What the task requires: From the records below, give the number of lines that contain the string "diagram", without any other text.

[Start of Supplied information]

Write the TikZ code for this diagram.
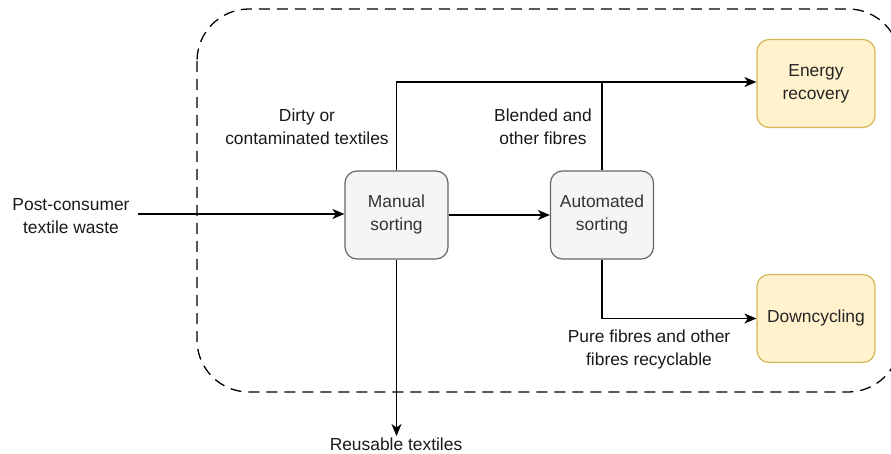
\documentclass[tikz,border=0pt]{standalone}
\usepackage{fontspec}
\setmainfont{Liberation Sans}
\usetikzlibrary{arrows.meta}
\definecolor{greyfill}{HTML}{F5F5F5}
\definecolor{greyline}{HTML}{666666}
\definecolor{greytext}{HTML}{333333}
\definecolor{yellowfill}{HTML}{FFF2CC}
\definecolor{yellowline}{HTML}{D6B656}
\begin{document}
\begin{tikzpicture}[x=1pt,y=-1pt,
  every node/.style={font=\fontsize{17.4}{23}\selectfont, align=center},
  process/.style={draw=greyline, fill=greyfill, text=greytext, line width=1.2pt,
    rounded corners=12pt, minimum width=103pt, minimum height=88pt, inner sep=0pt},
  outcome/.style={draw=yellowline, fill=yellowfill, text=black!85, line width=1.2pt,
    rounded corners=12pt, minimum width=118pt, minimum height=88pt, inner sep=0pt},
  label/.style={text=black!90, inner sep=0pt},
  flow/.style={line width=1.4pt, -{Stealth[length=12pt,width=10pt,inset=3.5pt]}},
  plain/.style={line width=1.4pt},
  boundary/.style={line width=1.3pt, dash pattern=on 11pt off 7pt, rounded corners=52pt}]
\useasboundingbox (0,0) rectangle (891,454);
\begin{scope}
\clip (0,0) rectangle (891,454);
% system boundary, running off the right edge
\draw[boundary] (197,9) rectangle (900,392);
\end{scope}

% processing steps
\node[process] (manual) at (396.5,215) {Manual\\sorting};
\node[process] (auto) at (602,215) {Automated\\sorting};
\node[outcome] (energy) at (816,83.5) {Energy\\recovery};
\node[outcome] (down) at (816,318.5) {Downcycling};

% inputs and outputs
\node[label] (input) at (71,216) {Post-consumer\\textile waste};
\coordinate (inputstart) at (138,214);
\node[label, anchor=base] (reuse) at (396,450) {Reusable textiles};
\coordinate (reusetip) at (396.5,436);

% flow labels
\node[label] (dirty) at (307,127) {Dirty or\\contaminated textiles};
\node[label] (blended) at (543,127) {Blended and\\other fibres};
\node[label] (pure) at (649,349) {Pure fibres and other\\fibres recyclable};

% connectors
\draw[flow] (inputstart) -- (inputstart -| manual.west);
\draw[flow] (manual.east) -- (auto.west);
\draw[flow] (manual.north) |- (energy.west |- 0,82);
\draw[plain] (auto.north) -- (auto.north |- 0,82);
\draw[flow] (auto.south) |- (down.west);
\draw[flow] (manual.south) -- (reusetip);
\end{tikzpicture}
\end{document}
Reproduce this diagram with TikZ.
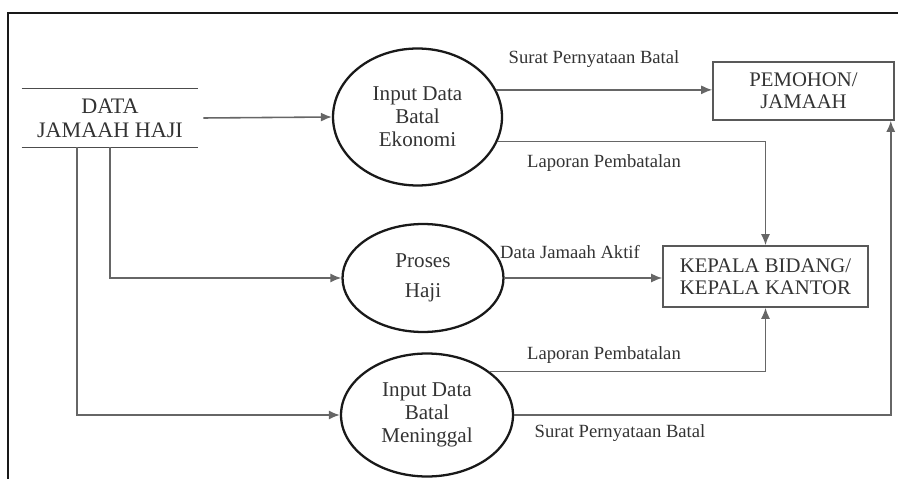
\documentclass[tikz,border=0pt]{standalone}
\usepackage{fontspec}
\setmainfont{Liberation Serif}
\usetikzlibrary{shapes.geometric,arrows.meta}
\tikzset{
  process/.style={ellipse, draw=black!90, line width=1.3pt, minimum width=3.38cm, minimum height=2.74cm, inner sep=0pt, align=center, text=black!80, font=\fontsize{12}{13}\selectfont},
  entity/.style={rectangle, draw=black!65, line width=0.9pt, inner sep=0pt, align=center, text=black!80, font=\fontsize{11.8}{12.5}\selectfont},
  store/.style={minimum width=3.52cm, minimum height=1.16cm, inner sep=0pt, align=center, text=black!80, font=\fontsize{12.6}{13.6}\selectfont},
  storeline/.style={draw=black!70, line width=0.9pt},
  flow/.style={draw=black!60, line width=0.9pt, -{Latex[length=2.2mm,width=1.8mm]}},
  flowlabel/.style={inner sep=0pt, text=black!80, font=\fontsize{10.6}{12}\selectfont},
  frame/.style={draw=black!90, line width=1.7pt}
}
\begin{document}
\begin{tikzpicture}[x=0.02cm, y=-0.02cm]
  \useasboundingbox (0,0) rectangle (898,479);
  \draw[frame] (8,479) -- (8,13) -- (898,13);

  \node[store] (store) at (110,118) {DATA\\JAMAAH HAJI};
  \draw[storeline] (store.north west) -- (store.north east);
  \draw[storeline] (store.south west) -- (store.south east);

  \node[process] (eko) at (417.5,117) {Input Data\\Batal\\Ekonomi};
  \node[process, minimum width=3.22cm, minimum height=2.16cm] (haji) at (423,278) {Proses\\[4pt]Haji};
  \node[process, minimum width=3.44cm, minimum height=2.46cm] (mati) at (427,415) {Input Data\\Batal\\Meninggal};

  \node[entity, minimum width=3.62cm, minimum height=1.16cm] (pemohon) at (803.5,91) {PEMOHON/\\JAMAAH};
  \node[entity, minimum width=4.1cm, minimum height=1.22cm] (kepala) at (765.5,276.5) {KEPALA BIDANG/\\KEPALA KANTOR};

  \draw[flow] ([xshift=0.1cm]store.east) -- (eko.west);
  \draw[flow] (store.south) |- (haji.west);
  \draw[flow] ([xshift=-0.66cm]store.south) |- (mati.west);
  \draw[flow] (eko.19) -- (eko.19 -| pemohon.west);
  \draw[flow] (eko.-17) -| (kepala.north);
  \draw[flow] (haji.east) -- (haji.east -| kepala.west);
  \draw[flow] (mati.35) -| (kepala.south);
  \draw[flow] (mati.east) -| ([xshift=-0.08cm]pemohon.south east);

  \node[flowlabel] (lsurat1) at (594,59) {Surat Pernyataan Batal};
  \node[flowlabel] (llapor1) at (604,163) {Laporan Pembatalan};
  \node[flowlabel] (laktif) at (570,252) {Data Jamaah Aktif};
  \node[flowlabel] (llapor2) at (604,355) {Laporan Pembatalan};
  \node[flowlabel] (lsurat2) at (620,433) {Surat Pernyataan Batal};
\end{tikzpicture}
\end{document}
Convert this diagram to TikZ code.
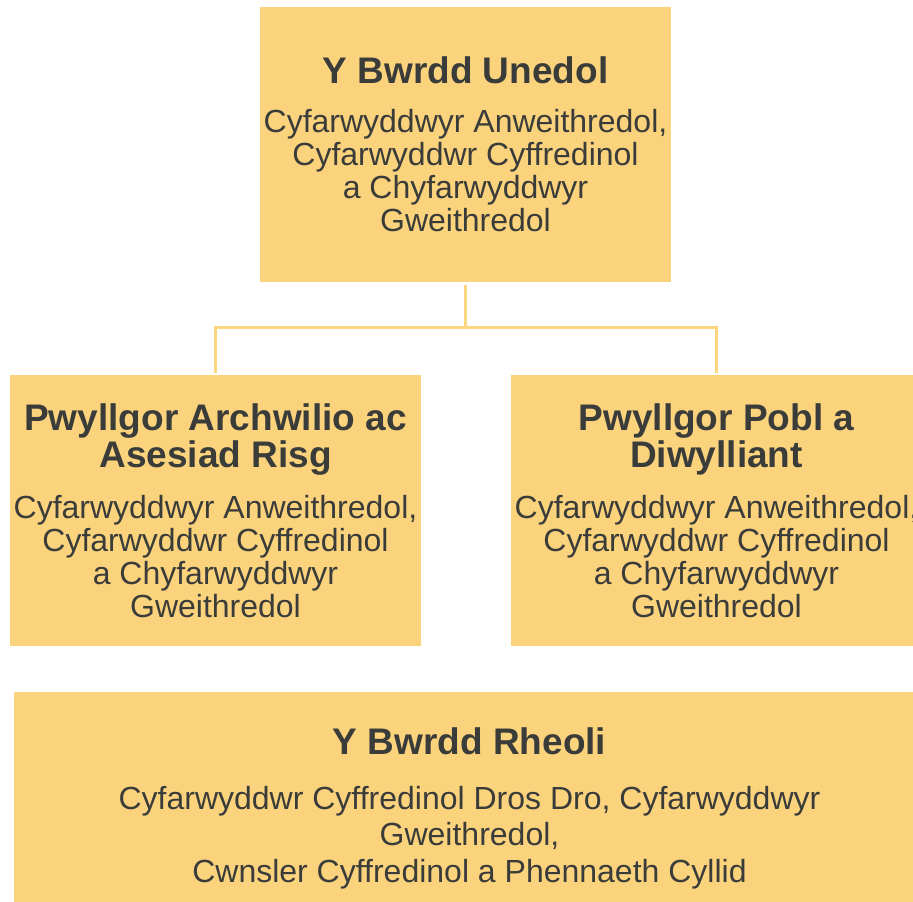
\documentclass[tikz,border=0pt]{standalone}
\usepackage{fontspec}
\setmainfont{Liberation Sans}
\usetikzlibrary{positioning}
\definecolor{boxFill}{RGB}{252,211,125}
\definecolor{lineCol}{RGB}{253,214,128}
\definecolor{txtCol}{RGB}{58,60,58}
\newcommand{\bwrddTitle}[1]{{\fontsize{37}{37}\selectfont\bfseries #1}}
\begin{document}
\begin{tikzpicture}[x=1pt,y=-1pt,
    orgBox/.style={fill=boxFill, inner sep=0pt, align=center, text=txtCol,
        font=\fontsize{32}{33}\selectfont, minimum width=411pt, minimum height=271pt},
    orgLine/.style={draw=lineCol, line width=3pt}]
    \useasboundingbox (0,0) rectangle (913,902);

    % y Bwrdd ar y brig
    \node[orgBox, minimum height=275pt] (Bunedol) at (465.5,144.5)
        {\bwrddTitle{Y Bwrdd Unedol}\\[16pt]
         Cyfarwyddwyr Anweithredol,\\ Cyfarwyddwr Cyffredinol\\
         a Chyfarwyddwyr\\ Gweithredol};

    % y ddau bwyllgor
    \node[orgBox] (Parchwilio) at (215.5,510.5)
        {\bwrddTitle{Pwyllgor Archwilio ac}\\[1pt] \bwrddTitle{Asesiad Risg}\\[18pt]
         Cyfarwyddwyr Anweithredol,\\ Cyfarwyddwr Cyffredinol\\
         a Chyfarwyddwyr\\ Gweithredol};
    \node[orgBox] (Ppobl) at (716.5,510.5)
        {\bwrddTitle{Pwyllgor Pobl a}\\[1pt] \bwrddTitle{Diwylliant}\\[18pt]
         Cyfarwyddwyr Anweithredol,\\ Cyfarwyddwr Cyffredinol\\
         a Chyfarwyddwyr\\ Gweithredol};

    % y Bwrdd Rheoli (ar wahan)
    \node[orgBox, minimum width=911pt, minimum height=233pt,
          font=\fontsize{32}{36.5}\selectfont] (Brheoli) at (469.5,808.5)
        {\bwrddTitle{Y Bwrdd Rheoli}\\[18pt]
         Cyfarwyddwr Cyffredinol Dros Dro, Cyfarwyddwyr\\ Gweithredol,\\
         Cwnsler Cyffredinol a Phennaeth Cyllid};

    % llinellau
    \draw[orgLine] ([yshift=-3pt]Bunedol.south) -- ++(0,42) coordinate (fork);
    \foreach \p in {Parchwilio, Ppobl}
        \draw[orgLine] (fork) -| ([yshift=2pt]\p.north);
\end{tikzpicture}
\end{document}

[End of Supplied information]

The solution: 3